The material below includes pictures; leave them out and return only the lines between the line containing "Generate a Python script that draws this with Altair." and the line containing "tickWidth=1, offset=-size, title=None)", inclusive, word for word.

== == ==

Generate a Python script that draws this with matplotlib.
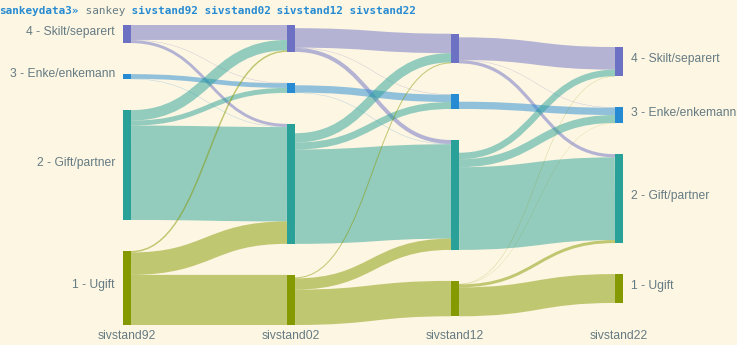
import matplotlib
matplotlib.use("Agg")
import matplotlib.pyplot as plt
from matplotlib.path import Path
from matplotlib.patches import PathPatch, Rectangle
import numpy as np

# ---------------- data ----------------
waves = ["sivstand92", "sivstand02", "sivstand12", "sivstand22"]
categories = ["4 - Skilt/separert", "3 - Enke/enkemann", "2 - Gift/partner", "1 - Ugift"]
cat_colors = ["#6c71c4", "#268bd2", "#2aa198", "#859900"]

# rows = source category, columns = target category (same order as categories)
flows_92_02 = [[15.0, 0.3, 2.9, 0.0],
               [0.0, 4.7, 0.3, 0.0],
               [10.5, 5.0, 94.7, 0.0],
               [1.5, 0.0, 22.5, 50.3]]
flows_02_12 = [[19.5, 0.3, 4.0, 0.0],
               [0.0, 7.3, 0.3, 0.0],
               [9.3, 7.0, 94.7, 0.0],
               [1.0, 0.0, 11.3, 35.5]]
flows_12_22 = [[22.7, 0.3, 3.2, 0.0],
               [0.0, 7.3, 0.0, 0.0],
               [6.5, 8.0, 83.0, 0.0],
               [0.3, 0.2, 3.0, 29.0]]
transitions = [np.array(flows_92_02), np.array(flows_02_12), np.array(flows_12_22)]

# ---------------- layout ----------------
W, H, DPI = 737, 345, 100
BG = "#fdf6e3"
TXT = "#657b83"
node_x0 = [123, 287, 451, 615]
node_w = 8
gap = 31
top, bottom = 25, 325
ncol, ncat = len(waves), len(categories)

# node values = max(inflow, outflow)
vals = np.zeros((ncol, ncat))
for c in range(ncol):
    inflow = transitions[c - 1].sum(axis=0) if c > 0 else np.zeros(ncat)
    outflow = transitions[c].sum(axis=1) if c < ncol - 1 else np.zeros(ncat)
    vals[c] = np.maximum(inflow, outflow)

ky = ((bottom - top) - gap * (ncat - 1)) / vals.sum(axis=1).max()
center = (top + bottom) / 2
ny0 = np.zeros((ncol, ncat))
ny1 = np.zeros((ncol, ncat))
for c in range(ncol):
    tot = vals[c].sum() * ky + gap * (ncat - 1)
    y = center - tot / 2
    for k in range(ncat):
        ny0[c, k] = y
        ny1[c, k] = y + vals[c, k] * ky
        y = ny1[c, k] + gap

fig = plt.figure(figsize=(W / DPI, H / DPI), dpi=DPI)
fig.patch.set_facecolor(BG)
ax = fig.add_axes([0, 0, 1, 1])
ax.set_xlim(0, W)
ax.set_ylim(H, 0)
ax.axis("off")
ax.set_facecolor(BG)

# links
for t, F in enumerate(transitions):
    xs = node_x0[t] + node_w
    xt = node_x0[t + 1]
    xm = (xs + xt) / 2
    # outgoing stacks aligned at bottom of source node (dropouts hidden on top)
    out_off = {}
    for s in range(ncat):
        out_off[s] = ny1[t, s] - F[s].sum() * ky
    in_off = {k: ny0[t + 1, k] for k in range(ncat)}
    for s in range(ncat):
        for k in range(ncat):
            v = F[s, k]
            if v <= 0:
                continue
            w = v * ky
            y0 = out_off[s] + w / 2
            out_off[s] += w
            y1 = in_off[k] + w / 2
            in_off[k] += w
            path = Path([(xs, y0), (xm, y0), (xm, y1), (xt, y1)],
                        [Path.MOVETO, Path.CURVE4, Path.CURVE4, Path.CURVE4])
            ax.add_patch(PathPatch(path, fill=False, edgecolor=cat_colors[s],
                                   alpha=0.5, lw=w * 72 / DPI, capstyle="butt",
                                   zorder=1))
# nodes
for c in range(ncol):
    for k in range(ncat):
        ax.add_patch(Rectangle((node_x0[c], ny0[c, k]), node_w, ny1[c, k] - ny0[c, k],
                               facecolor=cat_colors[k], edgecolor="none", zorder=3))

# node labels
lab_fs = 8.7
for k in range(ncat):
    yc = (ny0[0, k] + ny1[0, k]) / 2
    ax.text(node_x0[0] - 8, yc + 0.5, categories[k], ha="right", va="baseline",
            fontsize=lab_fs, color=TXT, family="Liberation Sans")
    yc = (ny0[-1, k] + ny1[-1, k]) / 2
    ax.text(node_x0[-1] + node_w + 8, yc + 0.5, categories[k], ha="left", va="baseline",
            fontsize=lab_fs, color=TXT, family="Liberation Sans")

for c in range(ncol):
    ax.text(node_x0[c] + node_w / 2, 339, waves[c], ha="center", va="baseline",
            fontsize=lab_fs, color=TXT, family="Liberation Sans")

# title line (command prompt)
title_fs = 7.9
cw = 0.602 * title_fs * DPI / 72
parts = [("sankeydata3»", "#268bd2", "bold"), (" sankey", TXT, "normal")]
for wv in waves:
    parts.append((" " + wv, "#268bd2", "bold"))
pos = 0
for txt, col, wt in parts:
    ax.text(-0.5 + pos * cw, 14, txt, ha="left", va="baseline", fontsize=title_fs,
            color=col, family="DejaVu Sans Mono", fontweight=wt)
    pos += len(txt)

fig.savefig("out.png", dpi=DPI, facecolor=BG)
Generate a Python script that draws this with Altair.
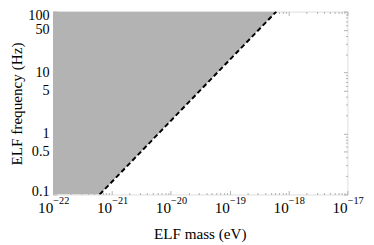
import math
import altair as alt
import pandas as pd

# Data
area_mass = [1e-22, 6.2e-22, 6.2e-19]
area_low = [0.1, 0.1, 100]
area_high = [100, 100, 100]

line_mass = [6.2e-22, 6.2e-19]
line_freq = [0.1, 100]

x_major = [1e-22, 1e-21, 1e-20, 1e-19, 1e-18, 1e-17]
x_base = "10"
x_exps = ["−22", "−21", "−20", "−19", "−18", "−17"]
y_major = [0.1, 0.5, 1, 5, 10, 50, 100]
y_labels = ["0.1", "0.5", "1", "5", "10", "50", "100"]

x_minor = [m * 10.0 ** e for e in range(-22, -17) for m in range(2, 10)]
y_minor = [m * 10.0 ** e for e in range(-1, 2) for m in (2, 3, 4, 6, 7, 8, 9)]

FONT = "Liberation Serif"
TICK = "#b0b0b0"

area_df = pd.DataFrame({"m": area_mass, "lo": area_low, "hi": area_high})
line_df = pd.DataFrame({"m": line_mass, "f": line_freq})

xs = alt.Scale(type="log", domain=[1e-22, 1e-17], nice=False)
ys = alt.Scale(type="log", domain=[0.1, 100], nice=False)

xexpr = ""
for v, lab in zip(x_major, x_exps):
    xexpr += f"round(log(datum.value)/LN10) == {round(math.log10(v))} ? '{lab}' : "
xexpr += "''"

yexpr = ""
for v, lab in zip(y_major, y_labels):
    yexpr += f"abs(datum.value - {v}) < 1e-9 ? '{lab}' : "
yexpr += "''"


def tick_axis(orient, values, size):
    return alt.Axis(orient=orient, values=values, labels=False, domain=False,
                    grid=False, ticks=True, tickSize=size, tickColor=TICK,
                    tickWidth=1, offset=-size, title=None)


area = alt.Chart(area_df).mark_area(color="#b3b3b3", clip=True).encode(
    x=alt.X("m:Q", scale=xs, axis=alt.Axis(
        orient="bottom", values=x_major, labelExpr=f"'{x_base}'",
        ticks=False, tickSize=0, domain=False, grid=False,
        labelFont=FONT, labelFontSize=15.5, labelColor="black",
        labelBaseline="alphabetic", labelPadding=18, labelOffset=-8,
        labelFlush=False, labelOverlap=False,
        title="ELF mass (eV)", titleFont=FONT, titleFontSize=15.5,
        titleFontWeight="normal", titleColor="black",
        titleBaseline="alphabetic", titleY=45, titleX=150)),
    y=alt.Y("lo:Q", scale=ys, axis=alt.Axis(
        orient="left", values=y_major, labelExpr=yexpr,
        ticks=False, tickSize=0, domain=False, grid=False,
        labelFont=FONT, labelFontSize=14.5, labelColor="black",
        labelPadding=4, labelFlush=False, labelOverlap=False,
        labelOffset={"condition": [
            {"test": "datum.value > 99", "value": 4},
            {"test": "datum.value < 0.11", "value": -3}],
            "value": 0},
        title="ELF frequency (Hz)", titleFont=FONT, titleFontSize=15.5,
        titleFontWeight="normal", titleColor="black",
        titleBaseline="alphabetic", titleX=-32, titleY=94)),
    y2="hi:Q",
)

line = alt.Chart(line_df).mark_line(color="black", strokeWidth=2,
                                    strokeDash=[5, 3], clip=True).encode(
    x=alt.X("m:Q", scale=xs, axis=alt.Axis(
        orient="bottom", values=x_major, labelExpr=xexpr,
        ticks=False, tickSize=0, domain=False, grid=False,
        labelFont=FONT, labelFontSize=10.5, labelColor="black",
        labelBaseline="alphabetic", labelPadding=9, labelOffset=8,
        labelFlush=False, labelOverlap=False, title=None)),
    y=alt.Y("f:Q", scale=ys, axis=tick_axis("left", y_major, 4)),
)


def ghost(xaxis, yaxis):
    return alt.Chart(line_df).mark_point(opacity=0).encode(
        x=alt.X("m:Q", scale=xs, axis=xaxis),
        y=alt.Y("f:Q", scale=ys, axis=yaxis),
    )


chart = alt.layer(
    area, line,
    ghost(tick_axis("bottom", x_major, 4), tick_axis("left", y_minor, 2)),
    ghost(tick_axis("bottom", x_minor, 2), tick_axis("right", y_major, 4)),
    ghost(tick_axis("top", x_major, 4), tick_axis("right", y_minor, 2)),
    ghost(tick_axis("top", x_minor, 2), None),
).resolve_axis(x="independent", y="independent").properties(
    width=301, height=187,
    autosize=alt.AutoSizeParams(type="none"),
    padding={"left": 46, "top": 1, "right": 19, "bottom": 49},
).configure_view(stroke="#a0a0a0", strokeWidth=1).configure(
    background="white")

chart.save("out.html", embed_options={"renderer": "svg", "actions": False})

== == ==

TASK OUTPUT »
Generate a Python script that draws this with Altair.
import math
import altair as alt
import pandas as pd

# Data
area_mass = [1e-22, 6.2e-22, 6.2e-19]
area_low = [0.1, 0.1, 100]
area_high = [100, 100, 100]

line_mass = [6.2e-22, 6.2e-19]
line_freq = [0.1, 100]

x_major = [1e-22, 1e-21, 1e-20, 1e-19, 1e-18, 1e-17]
x_base = "10"
x_exps = ["−22", "−21", "−20", "−19", "−18", "−17"]
y_major = [0.1, 0.5, 1, 5, 10, 50, 100]
y_labels = ["0.1", "0.5", "1", "5", "10", "50", "100"]

x_minor = [m * 10.0 ** e for e in range(-22, -17) for m in range(2, 10)]
y_minor = [m * 10.0 ** e for e in range(-1, 2) for m in (2, 3, 4, 6, 7, 8, 9)]

FONT = "Liberation Serif"
TICK = "#b0b0b0"

area_df = pd.DataFrame({"m": area_mass, "lo": area_low, "hi": area_high})
line_df = pd.DataFrame({"m": line_mass, "f": line_freq})

xs = alt.Scale(type="log", domain=[1e-22, 1e-17], nice=False)
ys = alt.Scale(type="log", domain=[0.1, 100], nice=False)

xexpr = ""
for v, lab in zip(x_major, x_exps):
    xexpr += f"round(log(datum.value)/LN10) == {round(math.log10(v))} ? '{lab}' : "
xexpr += "''"

yexpr = ""
for v, lab in zip(y_major, y_labels):
    yexpr += f"abs(datum.value - {v}) < 1e-9 ? '{lab}' : "
yexpr += "''"


def tick_axis(orient, values, size):
    return alt.Axis(orient=orient, values=values, labels=False, domain=False,
                    grid=False, ticks=True, tickSize=size, tickColor=TICK,
                    tickWidth=1, offset=-size, title=None)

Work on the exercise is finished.